When something is said to have been reclaimed or reappropriated, it means that a group has brought back an idea, custom, or object that had once been used by others in a way the group perceived as negative or hurtful. An example of this is the term queer, which was once considered a slur but has now been reclaimed with a positive meaning by members of the LGBT community.
For Susan Hudson, a member of the Kin Yaa aanii (Towering House People) Clan of the Navajo Nation who lives on the Sheep Springs on the Navajo Reservation in New Mexico, the thing she has reclaimed is not a verbal slur, however. The thing she has reclaimed is quilting.
For more than 100 years following the Civil War, many Native American children were forcibly removed from their families and taken to attend remote Indian boarding schools, run by the government or religious organizations. The focus of these compulsory schools was the assimilation of the children into Anglo-European culture.
Students were given a basic academic education, but were forced to give up their indigenous identities and cultures. They were severely punished if caught speaking their native languages. Their Indian names were replaced with Anglo names and they were given American haircuts and required to wear uniforms or American clothes. Physical, mental, and even sexual abuse were not uncommon in the schools.
Things began to change only in 1976, after the U.S. Congress passed the 1975 Indian Self-Determination and Education Assistance Act and by 1990, when Congress enacted a law to protect Native languages, tribal involvement in education had become the norm. Most boarding schools were closed.
Both Susan’s grandmother and mother had been forced to attend Indian boarding schools and one of the things they were made to do was make quilts. They were beaten if their stitches were not small enough or if they made mistakes. “I asked my grandmother if they got to use the quilts they made on their beds to keep warm and she said no,” says Susan. “She told me the school would sell the quilts, but the girls never saw any of the money. So basically, it was child labor.”

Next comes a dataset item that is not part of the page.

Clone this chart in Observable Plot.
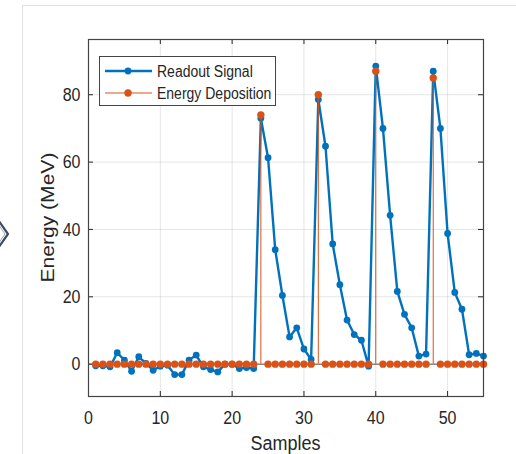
<!DOCTYPE html>
<html>
<head>
<meta charset="utf-8">
<script src="https://cdn.jsdelivr.net/npm/d3@7"></script>
<script src="https://cdn.jsdelivr.net/npm/@observablehq/plot@0.6"></script>
<style>
  html, body { margin: 0; padding: 0; background: #fff; }
  #wrap { position: relative; width: 516px; height: 454px; overflow: hidden; font-family: "Liberation Sans", Arial, sans-serif; }
  #wrap svg.plot text { font-family: "Liberation Sans", Arial, sans-serif; }
  .edge-v { position: absolute; left: 22px; top: 5px; width: 1px; height: 449px; background: #e2e2e2; }
  .edge-h { position: absolute; left: 22px; top: 5px; width: 494px; height: 1px; background: #e2e2e2; }
  .chev { position: absolute; left: 0; top: 215px; }
  .legend { position: absolute; left: 99px; top: 56px; width: 177px; height: 50px; border: 1px solid #444; background: #fff; box-sizing: border-box; }
  .legend .row { position: absolute; left: 0; height: 22px; display: flex; align-items: center; font-size: 14px; color: #262626; }
  .legend .row span { margin-left: 3px; display: inline-block; transform: scaleY(1.17); }
</style>
</head>
<body>
<div id="wrap">
  <div class="edge-v"></div>
  <div class="edge-h"></div>
  <svg class="chev" width="12" height="40" viewBox="0 0 12 40">
    <path d="M-4,2 L8,19 L-4,36" fill="none" stroke="#3b4a63" stroke-width="2.2"/>
    <path d="M-4,6 L5,19 L-4,32" fill="none" stroke="#9aa6b8" stroke-width="1"/>
  </svg>
</div>
<script>
// Sample index along the acquisition window
const samples = [1,2,3,4,5,6,7,8,9,10,11,12,13,14,15,16,17,18,19,20,21,22,23,24,25,26,27,28,29,30,31,32,33,34,35,36,37,38,39,40,41,42,43,44,45,46,47,48,49,50,51,52,53,54,55];

// Shaped readout signal (MeV)
const readoutSignal = [
  -0.5, -0.5, -0.8, 3.4, 1.2, -2.1, 2.2, 0.2, -1.8, -0.6,
  -0.3, -3.1, -3.1, 1.2, 2.7, -0.8, -1.6, -2.3, 0.0, 0.0,
  -1.3, -1.0, -1.3, 73.0, 61.3, 34.0, 20.4, 8.1, 10.8, 4.5,
  1.4, 78.6, 64.7, 35.7, 23.6, 13.1, 8.8, 7.1, -0.6, 88.5,
  70.0, 44.2, 21.6, 14.8, 10.8, 2.4, 3.0, 87.0, 70.0, 38.8,
  21.3, 16.3, 2.8, 3.2, 2.4
];

// True energy deposited per sample (MeV)
const energyDeposition = [
  0, 0, 0, 0, 0, 0, 0, 0, 0, 0,
  0, 0, 0, 0, 0, 0, 0, 0, 0, 0,
  0, 0, 0, 74, 0, 0, 0, 0, 0, 0,
  0, 80, 0, 0, 0, 0, 0, 0, 0, 87,
  0, 0, 0, 0, 0, 0, 0, 85, 0, 0,
  0, 0, 0, 0, 0
];

const xTicks = [0, 10, 20, 30, 40, 50];
const yTicks = [0, 20, 40, 60, 80];
const seriesNames = ["Readout Signal", "Energy Deposition"];

const blue = "#0072BD";
const orange = "#D95319";
const ink = "#262626";
const stretch = 1.17; // tall, narrow lettering

const rows = samples.map((s, i) => ({sample: s, signal: readoutSignal[i], energy: energyDeposition[i]}));
const hits = rows.filter(d => d.energy !== 0);

const W = 516, H = 454;
const mL = 88, mR = 33, mT = 39, mB = 58;
const innerW = W - mL - mR, innerH = H - mT - mB;
const tick = 5;

const chart = Plot.plot({
  width: W,
  height: H,
  marginLeft: mL,
  marginRight: mR,
  marginTop: mT,
  marginBottom: mB,
  style: {background: "transparent", fontSize: "16px", color: ink},
  x: {domain: [0, 55], ticks: xTicks},
  y: {domain: [-9.6, 96.4], ticks: yTicks},
  marks: [
    Plot.gridX(xTicks, {stroke: "#000", strokeOpacity: 0.1}),
    Plot.gridY(yTicks, {stroke: "#000", strokeOpacity: 0.1}),
    // inward ticks on all four sides
    Plot.tickX(xTicks, {x: d => d, insetTop: innerH - tick, stroke: ink}),
    Plot.tickX(xTicks, {x: d => d, insetBottom: innerH - tick, stroke: ink}),
    Plot.tickY(yTicks, {y: d => d, insetRight: innerW - tick, stroke: ink}),
    Plot.tickY(yTicks, {y: d => d, insetLeft: innerW - tick, stroke: ink}),
    Plot.axisX(xTicks, {tickSize: 0, tickPadding: 15, label: null, fill: ink, fontSize: 16}),
    Plot.axisY(yTicks, {tickSize: 0, tickPadding: 8, label: null, fill: ink, fontSize: 16}),
    // stem baseline
    Plot.ruleY([0], {stroke: "#555", strokeWidth: 1}),
    // readout signal
    Plot.line(rows, {x: "sample", y: "signal", stroke: blue, strokeWidth: 2.4}),
    Plot.dot(rows, {x: "sample", y: "signal", fill: blue, r: 3.4}),
    // energy deposition stems
    Plot.ruleX(hits, {x: "sample", y1: 0, y2: "energy", stroke: orange, strokeWidth: 1}),
    Plot.dot(rows, {x: "sample", y: "energy", fill: orange, r: 3.7}),
    Plot.frame({stroke: "#444", strokeWidth: 1.2})
  ]
});
chart.classList.add("plot");

const wrap = document.getElementById("wrap");
chart.style.position = "absolute";
chart.style.left = "0px";
chart.style.top = "0px";
wrap.appendChild(chart);

const svg = d3.select(chart);

// stretch tick labels vertically about their own centre
svg.selectAll("text").each(function () {
  const b = this.getBBox();
  const cy = b.y + b.height / 2;
  const t = this.getAttribute("transform") || "";
  this.setAttribute("transform", `${t} translate(0,${cy}) scale(1,${stretch}) translate(0,${-cy})`);
});

// axis titles
svg.append("text")
  .attr("transform", `translate(${mL + innerW / 2},450) scale(1,${stretch})`)
  .attr("text-anchor", "middle")
  .attr("fill", ink).attr("font-size", 18)
  .text("Samples");
svg.append("text")
  .attr("transform", `translate(54,${mT + innerH / 2}) rotate(-90) scale(${stretch},1)`)
  .attr("text-anchor", "middle")
  .attr("fill", ink).attr("font-size", 18)
  .text("Energy (MeV)");

// legend
const legend = document.createElement("div");
legend.className = "legend";
const swatches = [
  {color: blue, width: 2.4, r: 3.4},
  {color: orange, width: 1, r: 3.7}
];
seriesNames.forEach((name, i) => {
  const row = document.createElement("div");
  row.className = "row";
  row.style.top = (3 + i * 22) + "px";
  const sw = swatches[i];
  row.innerHTML =
    `<svg width="54" height="22"><line x1="5" x2="52" y1="11" y2="11" stroke="${sw.color}" stroke-width="${sw.width}"/>` +
    `<circle cx="28" cy="11" r="${sw.r}" fill="${sw.color}"/></svg><span>${name}</span>`;
  legend.appendChild(row);
});
wrap.appendChild(legend);
</script>
</body>
</html>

Susan comes from a long line of Navajo artists, including Master Weaver Mary Ann Foster, Master Weaver Hastiin Klah (who inspired the Wheelwright Museum of the American Indian in Santa Fe, New Mexico), and many well-known jewelry makers.
Missing and Murdered Indigenous Women Since 1492 by Susan Hudson, 2017. Currently on exhibit at the Museum of International Folk Art, Santa Fe, NM.
“Even though I have all these artists in my family background, I can’t weave, paint or make jewelry, but my mother, Dorothy Woods, taught me to sew when I was nine-years-old, and she also taught me how to quilt,” Susan explains. “I decided that making quilts was going to be how I would honor her and all the Navajo mothers who were forced to give up so much and forced to do things like quilt. I would turn something negative into something positive.”
Walk of My Ancestors: Coming Home, by Susan Hudson, 2016. Purchased by private collector and donated to the Autry Museum of the American West, Los Angeles, CA.
Susan has certainly accomplished what she set out to do. Her remarkable pictorial quilts Have won many prizes and are held in the collections of major museums, including the Smithsonian’s National Museum of the American Indian in Washington, D.C., the Autry Museum of the American West in Los Angeles, and the Heard Museum in Phoenix. Her work was recently featured at the Museum of International Folk Art in Santa Fe.
Although she began making utility quilts as a child with her mother and grandmother, Susan parlayed that knowledge into an income stream when she began making Star Quilts for Indian pow wows and giveaways at the request of Ben Nighthorse Campbell, a former U.S Senator from Colorado. Senator Campbell recognized Susan’s innate talent and encouraged her to break away from making traditional star quilts and find her own artistic voice.
Susan had long admired the ledger art of Plains Indians. (Ledger art is a type of narrative drawing or painting traditionally done on animal hides. It evolved to be done on ledger books and other paper obtained from military officers, government agents, traders and missionaries and flourished when Plains tribes were forced to live on reservations in the late 1800s.) “Indians have an oral tradition, not a written one,” Susan explains. “We tell our stories in pictures. But instead of using paper, I use fabric.”
She began to make what she calls ledger quilts, which depict stories from her heritage in fabric, and she has become renowned as the Contemporary Ledger Quilter. Her process begins with prayers and dreams.
“In my dreams I’ll see images of my ancestors and all the horrible things they had to endure. I think about them being forced to leave their homelands and go to reservations and the children being made to go to the boarding schools. I think about the Long Walk of the Navajo. The pictures stay in my mind and I’ll pray about them. Pretty soon it comes down to just a few and I’ll go to my place on the mesa to decide what I want to do. I know if I start crying about an image, I’m going to make a quilt of that,” she continues. “If I have trouble with the design, I ask my spirit helpers to help me. Sometimes I hear my grandmothers talking to me. It can take me as much as 18 months to make a quilt.”
Above: Walk of My Ancestors: Coming Home, by Susan Hudson, 2018.
The depth of feeling that Susan puts into her work is evident in the quilts she makes. By evolving a traditional means of expression into a different medium, she is proving once again that quilts provide a perfect vehicle for telling a story.